How to graduate from Manchester United's famous finishing school
Four defenders made their debuts for Sir Alex Ferguson's side on Wednesday. Former Ipswich striker James Scowcroft analyses how well they made the step up
Friday 28 September 2012
The League Cup has always been an important competition, especially for young players. So many have used it as a springboard to start their careers off, including myself. Sir Alex Ferguson sees it as a vital cog in developing youngsters at Old Trafford. He handed debuts to defenders Scott Wootton, Michael Keane, Marnick Vermijl and Ryan Tunnicliffe on Wednesday against Newcastle. It will be a night they will remember for the rest of their lives.
Ask many professionals what the highlight of their careers are and so many will point to the day they made their debut. It's what you dream of as a kid and the moment when it happens, is always special. It's a massive step up from what they've been used to and the pace of the game will have hit them like a train.
It would have been the first time these youngsters have faced playing under pressure from supporters who have paid to watch their team and watch their team win.

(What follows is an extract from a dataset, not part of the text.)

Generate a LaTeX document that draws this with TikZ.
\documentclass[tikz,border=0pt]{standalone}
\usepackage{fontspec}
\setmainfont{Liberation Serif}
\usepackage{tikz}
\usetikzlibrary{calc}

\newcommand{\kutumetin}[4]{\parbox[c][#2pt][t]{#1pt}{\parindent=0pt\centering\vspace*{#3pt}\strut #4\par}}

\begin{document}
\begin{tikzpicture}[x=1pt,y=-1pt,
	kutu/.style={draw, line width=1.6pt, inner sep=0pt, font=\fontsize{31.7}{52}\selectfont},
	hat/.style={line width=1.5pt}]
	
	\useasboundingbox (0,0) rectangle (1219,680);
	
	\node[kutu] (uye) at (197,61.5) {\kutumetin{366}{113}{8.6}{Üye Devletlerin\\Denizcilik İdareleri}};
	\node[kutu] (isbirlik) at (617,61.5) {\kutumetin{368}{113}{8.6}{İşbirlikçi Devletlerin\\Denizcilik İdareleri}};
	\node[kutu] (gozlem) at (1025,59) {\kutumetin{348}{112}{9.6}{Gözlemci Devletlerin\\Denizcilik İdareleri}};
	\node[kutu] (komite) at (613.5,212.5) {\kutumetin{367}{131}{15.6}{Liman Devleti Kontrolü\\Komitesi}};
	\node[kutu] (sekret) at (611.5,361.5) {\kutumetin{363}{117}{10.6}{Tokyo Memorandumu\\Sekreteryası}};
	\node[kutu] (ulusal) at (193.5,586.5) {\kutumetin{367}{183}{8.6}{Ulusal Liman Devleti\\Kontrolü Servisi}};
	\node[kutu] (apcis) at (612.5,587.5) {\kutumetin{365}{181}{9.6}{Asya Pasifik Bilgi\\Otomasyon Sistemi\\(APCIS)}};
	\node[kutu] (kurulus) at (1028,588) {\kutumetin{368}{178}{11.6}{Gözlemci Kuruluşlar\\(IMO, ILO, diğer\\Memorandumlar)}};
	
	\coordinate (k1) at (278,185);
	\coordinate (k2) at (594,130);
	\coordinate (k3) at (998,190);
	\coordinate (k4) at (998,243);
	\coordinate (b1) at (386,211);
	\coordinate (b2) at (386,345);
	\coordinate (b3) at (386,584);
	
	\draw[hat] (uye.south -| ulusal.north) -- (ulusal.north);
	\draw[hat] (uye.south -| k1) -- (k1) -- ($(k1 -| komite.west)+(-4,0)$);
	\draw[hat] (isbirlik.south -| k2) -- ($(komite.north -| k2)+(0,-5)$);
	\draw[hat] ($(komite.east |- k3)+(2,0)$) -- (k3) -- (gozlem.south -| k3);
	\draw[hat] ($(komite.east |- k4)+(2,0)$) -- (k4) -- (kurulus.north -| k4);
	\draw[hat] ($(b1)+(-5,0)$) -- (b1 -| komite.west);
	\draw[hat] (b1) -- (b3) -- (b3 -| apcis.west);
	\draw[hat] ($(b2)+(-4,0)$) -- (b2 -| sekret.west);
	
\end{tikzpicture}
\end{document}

I can remember clearly the first time I made a mistake in my debut and listening to the crowd groaning (the first of many). No academy or reserve games can replicate this and the pressure alone can be too much for some young players.

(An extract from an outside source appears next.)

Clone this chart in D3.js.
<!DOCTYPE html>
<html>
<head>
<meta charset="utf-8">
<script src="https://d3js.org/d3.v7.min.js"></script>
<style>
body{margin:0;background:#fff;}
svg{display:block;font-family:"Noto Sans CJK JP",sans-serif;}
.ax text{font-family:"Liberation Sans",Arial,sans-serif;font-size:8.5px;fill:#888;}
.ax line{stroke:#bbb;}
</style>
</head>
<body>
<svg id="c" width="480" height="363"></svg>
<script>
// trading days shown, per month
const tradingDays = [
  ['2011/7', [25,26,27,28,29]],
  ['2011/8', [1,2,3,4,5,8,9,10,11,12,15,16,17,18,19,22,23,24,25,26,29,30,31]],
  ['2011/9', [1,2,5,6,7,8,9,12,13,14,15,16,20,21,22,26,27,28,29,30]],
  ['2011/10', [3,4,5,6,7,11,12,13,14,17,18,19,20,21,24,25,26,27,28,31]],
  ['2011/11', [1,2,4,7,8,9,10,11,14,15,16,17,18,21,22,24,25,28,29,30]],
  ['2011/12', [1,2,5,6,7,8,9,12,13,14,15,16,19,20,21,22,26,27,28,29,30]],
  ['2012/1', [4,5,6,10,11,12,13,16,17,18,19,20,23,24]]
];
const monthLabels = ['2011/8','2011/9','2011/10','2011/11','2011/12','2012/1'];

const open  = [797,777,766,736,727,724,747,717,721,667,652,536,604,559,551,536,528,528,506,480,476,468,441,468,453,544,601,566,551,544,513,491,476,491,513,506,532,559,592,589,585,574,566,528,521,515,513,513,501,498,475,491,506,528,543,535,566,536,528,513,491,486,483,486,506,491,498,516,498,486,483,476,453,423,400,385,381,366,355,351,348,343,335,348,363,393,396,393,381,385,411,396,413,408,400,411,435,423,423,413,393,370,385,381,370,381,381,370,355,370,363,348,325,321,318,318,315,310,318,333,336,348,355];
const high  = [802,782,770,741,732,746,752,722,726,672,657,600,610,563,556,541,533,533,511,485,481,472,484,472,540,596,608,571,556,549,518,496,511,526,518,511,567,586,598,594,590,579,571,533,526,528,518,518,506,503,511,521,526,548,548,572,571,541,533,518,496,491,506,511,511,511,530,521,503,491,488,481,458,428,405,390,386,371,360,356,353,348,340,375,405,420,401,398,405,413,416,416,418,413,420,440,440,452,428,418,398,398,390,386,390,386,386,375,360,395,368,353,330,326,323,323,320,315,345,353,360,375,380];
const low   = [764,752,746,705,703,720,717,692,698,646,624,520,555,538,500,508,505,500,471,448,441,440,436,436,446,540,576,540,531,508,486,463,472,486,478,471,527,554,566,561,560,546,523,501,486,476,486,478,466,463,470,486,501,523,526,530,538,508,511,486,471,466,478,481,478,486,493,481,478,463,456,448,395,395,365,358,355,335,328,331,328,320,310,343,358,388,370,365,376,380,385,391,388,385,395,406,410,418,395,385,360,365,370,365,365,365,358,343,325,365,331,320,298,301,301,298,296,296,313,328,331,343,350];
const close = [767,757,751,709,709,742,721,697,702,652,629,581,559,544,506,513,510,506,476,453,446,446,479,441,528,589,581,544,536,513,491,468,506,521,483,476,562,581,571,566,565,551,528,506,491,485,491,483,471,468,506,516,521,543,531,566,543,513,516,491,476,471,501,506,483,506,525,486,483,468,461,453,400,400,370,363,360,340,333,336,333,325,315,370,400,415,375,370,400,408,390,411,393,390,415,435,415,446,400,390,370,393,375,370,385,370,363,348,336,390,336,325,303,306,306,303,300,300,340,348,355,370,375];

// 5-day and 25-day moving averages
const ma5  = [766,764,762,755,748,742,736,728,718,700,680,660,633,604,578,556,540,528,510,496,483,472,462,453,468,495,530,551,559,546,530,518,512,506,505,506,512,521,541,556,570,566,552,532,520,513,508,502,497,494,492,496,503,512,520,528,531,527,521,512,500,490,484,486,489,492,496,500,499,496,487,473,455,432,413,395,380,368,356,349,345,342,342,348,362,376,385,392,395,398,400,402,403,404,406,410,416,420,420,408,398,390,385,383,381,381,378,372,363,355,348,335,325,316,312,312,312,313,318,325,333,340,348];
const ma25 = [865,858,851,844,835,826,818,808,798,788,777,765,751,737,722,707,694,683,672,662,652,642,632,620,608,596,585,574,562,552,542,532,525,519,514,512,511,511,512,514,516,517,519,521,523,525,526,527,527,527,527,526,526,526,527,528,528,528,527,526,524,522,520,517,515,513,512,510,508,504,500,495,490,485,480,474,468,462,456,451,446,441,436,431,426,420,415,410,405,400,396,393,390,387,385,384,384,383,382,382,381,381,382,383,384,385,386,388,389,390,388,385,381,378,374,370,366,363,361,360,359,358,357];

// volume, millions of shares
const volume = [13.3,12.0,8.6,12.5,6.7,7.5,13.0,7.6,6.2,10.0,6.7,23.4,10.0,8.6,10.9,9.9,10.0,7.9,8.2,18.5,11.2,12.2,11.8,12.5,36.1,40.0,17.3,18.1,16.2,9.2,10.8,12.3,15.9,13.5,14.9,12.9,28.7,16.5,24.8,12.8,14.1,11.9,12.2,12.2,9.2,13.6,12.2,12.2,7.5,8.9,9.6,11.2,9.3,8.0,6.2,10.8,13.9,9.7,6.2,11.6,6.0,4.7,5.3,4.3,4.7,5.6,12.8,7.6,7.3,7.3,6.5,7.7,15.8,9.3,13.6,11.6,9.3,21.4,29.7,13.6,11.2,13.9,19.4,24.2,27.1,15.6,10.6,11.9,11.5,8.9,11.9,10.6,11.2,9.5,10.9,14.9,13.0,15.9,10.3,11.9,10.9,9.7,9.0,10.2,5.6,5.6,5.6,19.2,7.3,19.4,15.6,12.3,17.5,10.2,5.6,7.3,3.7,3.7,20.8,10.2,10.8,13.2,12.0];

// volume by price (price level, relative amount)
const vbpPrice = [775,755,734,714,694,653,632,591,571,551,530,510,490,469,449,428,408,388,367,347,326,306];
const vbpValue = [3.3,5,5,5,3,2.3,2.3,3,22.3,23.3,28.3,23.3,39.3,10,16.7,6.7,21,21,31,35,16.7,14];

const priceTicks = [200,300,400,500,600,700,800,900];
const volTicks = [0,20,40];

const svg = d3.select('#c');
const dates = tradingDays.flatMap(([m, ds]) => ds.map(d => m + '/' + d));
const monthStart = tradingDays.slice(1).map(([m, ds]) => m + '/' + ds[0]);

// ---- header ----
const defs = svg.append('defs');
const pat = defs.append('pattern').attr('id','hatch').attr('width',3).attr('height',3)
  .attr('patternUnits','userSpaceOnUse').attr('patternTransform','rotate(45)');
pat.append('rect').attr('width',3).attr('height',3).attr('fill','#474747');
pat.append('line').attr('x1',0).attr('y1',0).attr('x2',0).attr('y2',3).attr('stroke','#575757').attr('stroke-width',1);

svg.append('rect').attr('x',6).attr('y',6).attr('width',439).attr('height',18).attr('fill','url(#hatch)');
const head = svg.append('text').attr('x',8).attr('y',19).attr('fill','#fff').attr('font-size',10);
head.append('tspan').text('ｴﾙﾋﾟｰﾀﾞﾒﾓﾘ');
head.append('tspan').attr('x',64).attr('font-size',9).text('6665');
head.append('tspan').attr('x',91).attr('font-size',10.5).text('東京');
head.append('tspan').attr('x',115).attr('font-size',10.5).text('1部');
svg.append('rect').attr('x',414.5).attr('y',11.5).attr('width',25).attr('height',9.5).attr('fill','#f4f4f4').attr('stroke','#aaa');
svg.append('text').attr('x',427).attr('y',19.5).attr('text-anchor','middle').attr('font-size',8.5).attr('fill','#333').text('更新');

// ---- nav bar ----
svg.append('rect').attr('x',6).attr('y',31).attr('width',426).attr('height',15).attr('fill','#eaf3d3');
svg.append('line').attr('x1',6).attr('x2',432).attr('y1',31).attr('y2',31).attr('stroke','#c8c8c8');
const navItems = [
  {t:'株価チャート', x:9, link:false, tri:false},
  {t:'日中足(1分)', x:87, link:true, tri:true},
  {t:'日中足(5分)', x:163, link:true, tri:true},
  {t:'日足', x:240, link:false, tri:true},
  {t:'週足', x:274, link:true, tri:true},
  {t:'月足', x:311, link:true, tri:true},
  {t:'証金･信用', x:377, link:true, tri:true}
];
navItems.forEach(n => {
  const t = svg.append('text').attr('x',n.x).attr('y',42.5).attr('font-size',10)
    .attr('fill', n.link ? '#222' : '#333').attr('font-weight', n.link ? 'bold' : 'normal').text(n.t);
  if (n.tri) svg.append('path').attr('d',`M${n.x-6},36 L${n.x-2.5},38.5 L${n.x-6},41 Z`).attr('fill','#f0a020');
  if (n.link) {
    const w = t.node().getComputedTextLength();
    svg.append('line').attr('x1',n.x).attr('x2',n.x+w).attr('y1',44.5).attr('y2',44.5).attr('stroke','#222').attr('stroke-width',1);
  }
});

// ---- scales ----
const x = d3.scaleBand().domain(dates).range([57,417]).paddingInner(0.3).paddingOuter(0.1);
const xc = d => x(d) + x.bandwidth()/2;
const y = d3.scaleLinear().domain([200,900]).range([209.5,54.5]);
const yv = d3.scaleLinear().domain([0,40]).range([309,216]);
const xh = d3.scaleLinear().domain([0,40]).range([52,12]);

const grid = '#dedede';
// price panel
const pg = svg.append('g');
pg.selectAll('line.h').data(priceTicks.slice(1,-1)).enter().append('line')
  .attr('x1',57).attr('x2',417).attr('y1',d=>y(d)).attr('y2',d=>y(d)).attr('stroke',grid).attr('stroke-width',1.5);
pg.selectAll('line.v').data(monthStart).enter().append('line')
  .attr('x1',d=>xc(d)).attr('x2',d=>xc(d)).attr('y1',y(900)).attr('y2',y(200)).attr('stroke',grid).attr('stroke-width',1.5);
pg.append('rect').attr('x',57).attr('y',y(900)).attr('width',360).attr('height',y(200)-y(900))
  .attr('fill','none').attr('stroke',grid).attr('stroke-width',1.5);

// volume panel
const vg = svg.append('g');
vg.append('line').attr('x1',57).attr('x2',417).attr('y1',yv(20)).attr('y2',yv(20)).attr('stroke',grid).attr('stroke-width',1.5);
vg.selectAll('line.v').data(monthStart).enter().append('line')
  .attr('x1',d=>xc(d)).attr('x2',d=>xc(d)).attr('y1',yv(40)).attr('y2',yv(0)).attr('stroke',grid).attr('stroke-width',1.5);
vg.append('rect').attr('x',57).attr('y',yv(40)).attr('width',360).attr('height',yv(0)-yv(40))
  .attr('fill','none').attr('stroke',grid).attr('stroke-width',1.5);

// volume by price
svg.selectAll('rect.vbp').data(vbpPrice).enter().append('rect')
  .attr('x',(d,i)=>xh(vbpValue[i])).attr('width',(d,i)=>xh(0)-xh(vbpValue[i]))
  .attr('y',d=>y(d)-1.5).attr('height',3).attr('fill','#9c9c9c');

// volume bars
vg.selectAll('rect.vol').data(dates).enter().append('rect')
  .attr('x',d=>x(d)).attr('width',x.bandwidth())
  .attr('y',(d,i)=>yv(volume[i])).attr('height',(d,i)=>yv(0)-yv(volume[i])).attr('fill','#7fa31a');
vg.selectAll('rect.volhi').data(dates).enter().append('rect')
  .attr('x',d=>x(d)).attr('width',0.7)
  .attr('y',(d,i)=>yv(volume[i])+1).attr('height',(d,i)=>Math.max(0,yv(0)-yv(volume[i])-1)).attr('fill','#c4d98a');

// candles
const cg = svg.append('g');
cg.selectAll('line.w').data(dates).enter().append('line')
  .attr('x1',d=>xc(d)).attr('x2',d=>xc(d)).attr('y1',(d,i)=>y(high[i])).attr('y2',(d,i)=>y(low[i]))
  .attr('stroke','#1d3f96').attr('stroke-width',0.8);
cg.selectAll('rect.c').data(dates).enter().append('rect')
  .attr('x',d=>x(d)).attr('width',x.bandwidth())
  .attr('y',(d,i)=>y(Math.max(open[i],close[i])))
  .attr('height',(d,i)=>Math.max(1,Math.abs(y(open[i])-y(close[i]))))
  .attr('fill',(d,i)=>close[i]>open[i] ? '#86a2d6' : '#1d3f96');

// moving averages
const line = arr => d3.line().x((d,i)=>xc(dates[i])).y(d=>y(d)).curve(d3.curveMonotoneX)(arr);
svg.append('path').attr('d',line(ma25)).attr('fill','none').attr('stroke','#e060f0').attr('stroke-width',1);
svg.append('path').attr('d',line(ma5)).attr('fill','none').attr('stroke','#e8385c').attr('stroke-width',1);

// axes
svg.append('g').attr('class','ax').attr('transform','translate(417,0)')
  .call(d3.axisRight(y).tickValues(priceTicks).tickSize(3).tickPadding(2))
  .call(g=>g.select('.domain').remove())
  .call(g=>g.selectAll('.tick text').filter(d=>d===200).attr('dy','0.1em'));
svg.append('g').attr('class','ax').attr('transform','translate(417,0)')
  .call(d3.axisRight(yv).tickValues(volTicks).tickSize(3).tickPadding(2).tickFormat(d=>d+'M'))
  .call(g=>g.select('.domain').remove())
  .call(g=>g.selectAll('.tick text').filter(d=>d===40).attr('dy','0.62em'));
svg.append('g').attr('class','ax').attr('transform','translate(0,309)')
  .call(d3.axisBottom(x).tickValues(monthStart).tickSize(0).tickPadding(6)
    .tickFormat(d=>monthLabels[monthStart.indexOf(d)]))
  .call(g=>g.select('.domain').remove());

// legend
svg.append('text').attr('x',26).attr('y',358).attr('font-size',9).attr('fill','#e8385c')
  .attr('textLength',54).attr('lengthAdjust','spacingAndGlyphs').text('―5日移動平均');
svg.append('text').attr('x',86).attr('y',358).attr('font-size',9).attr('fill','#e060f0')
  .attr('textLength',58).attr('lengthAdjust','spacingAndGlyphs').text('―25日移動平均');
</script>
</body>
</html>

But Wootton, Keane and Vermijl can be pleased with themselves with their performances in the 2-1 win over Newcastle. All made mistakes, but you learn from them to make you better. It was interesting to see Ferguson and Wayne Rooney continuing to encourage Vermijl, the right-back, to get forward and keep being positive. The youngster made a few rash decisions, especially in the final third, but Rooney, the captain, knew the importance of helping him through his big night.
Senior players can play just as big a part as the manager does in the development of youngsters coming through at clubs. I've seen some seniors bring young players to tears by being over-critical and impatient. But the experienced players at United over the years have been crucial in the education of the younger members of the squad. Both centre-halves Wootton and Keane can learn so much from Rio Ferdinand and Nemanja Vidic, not only from training but also watching them on match-days. They should never be afraid to ask the senior player in their position for advice.
One thing a debutant will learn quickly is that senior football is a man's game. The big step up for the four and also young Robbie Brady, who like Tunnicliffe came on as a sub, is the physicality of the game at senior level. It is one issue that the new Under-21 league cannot bridge. Wootton and Keane came up against two very experienced players in Shola Ameobi and Papiss Cissé. And they both gave the two young defenders a stern test.
It's not unusual for a young centre-half to be anxious to win every ball, especially in the air, and come over the top of the forward to try and make a header. Again, they can learn from the likes of Ferdinand and Vidic, who are masters of the art of reading the ball quicker than their opponent. A last word on Brady, who looked more than comfortable when he came on. Maybe this was down to his 39 appearances on loan last year at Hull. I watched him several times and thought he was at home in the Championship. Quick, skilful and left-sided: expect to see more of him.